Group · mercenary
Mamertines
active 288 BCE – c. 210 BCE · independent
Names
- Greek
- Μαμερτῖνοι
- Latin
- Mamertini
- Modern
- Mamertines (English; from the Latin Mamertini)
Italian (specifically Campanian) mercenaries, originally in the service of Agathocles of Syracuse. The name derives from Mamers, the Oscan name for the war-god Mars, the Mamertines styled themselves "the men of Mars." On Agathocles's death in 289 BCE the Mamertines, discharged and traveling home through Sicily, seized the Greek city of Messana in 288 BCE; they massacred or expelled the male population and held the city as a base for raiding Greek Sicily for the next two and a half decades. Their position became untenable in 265 BCE when Hiero II of Syracuse moved against them.

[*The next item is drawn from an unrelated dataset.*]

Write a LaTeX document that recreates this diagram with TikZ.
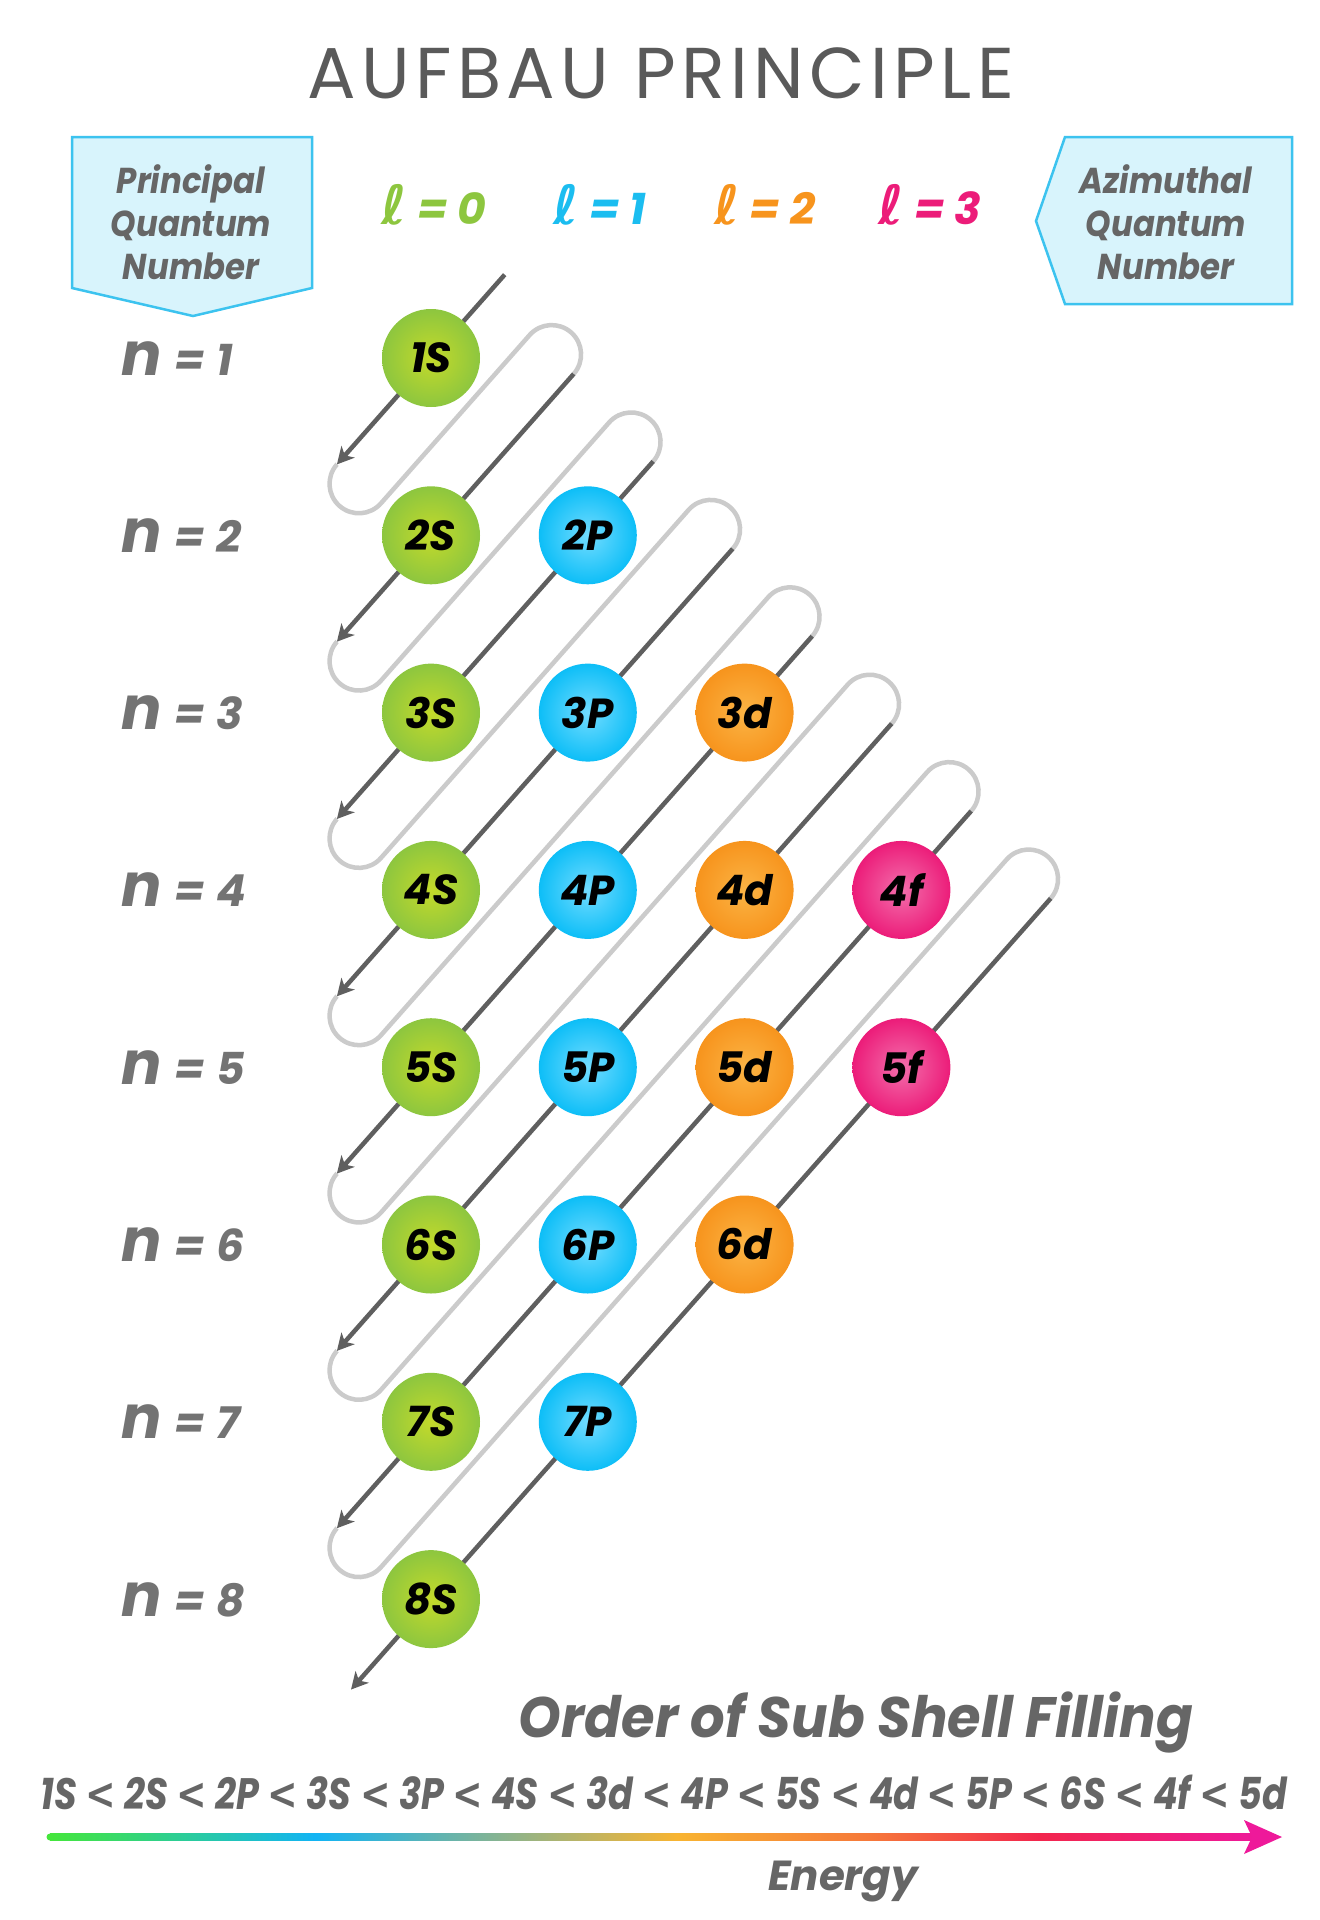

The Mamertines' resulting appeal, directed both to Carthage and to Rome, was the proximate trigger for the First Punic War. Once Roman protection was established at Messana in 264 BCE, the Mamertines remained nominally Roman allies, retaining a measure of autonomy; the group fades from the historical record over the course of the second century BCE as the city was integrated into the Roman provincial system. Their appearance in the historical record is brief but structurally decisive: they are the Italian mercenary band whose specific crisis in 265 BCE produced the war that ended in the destruction of Carthage.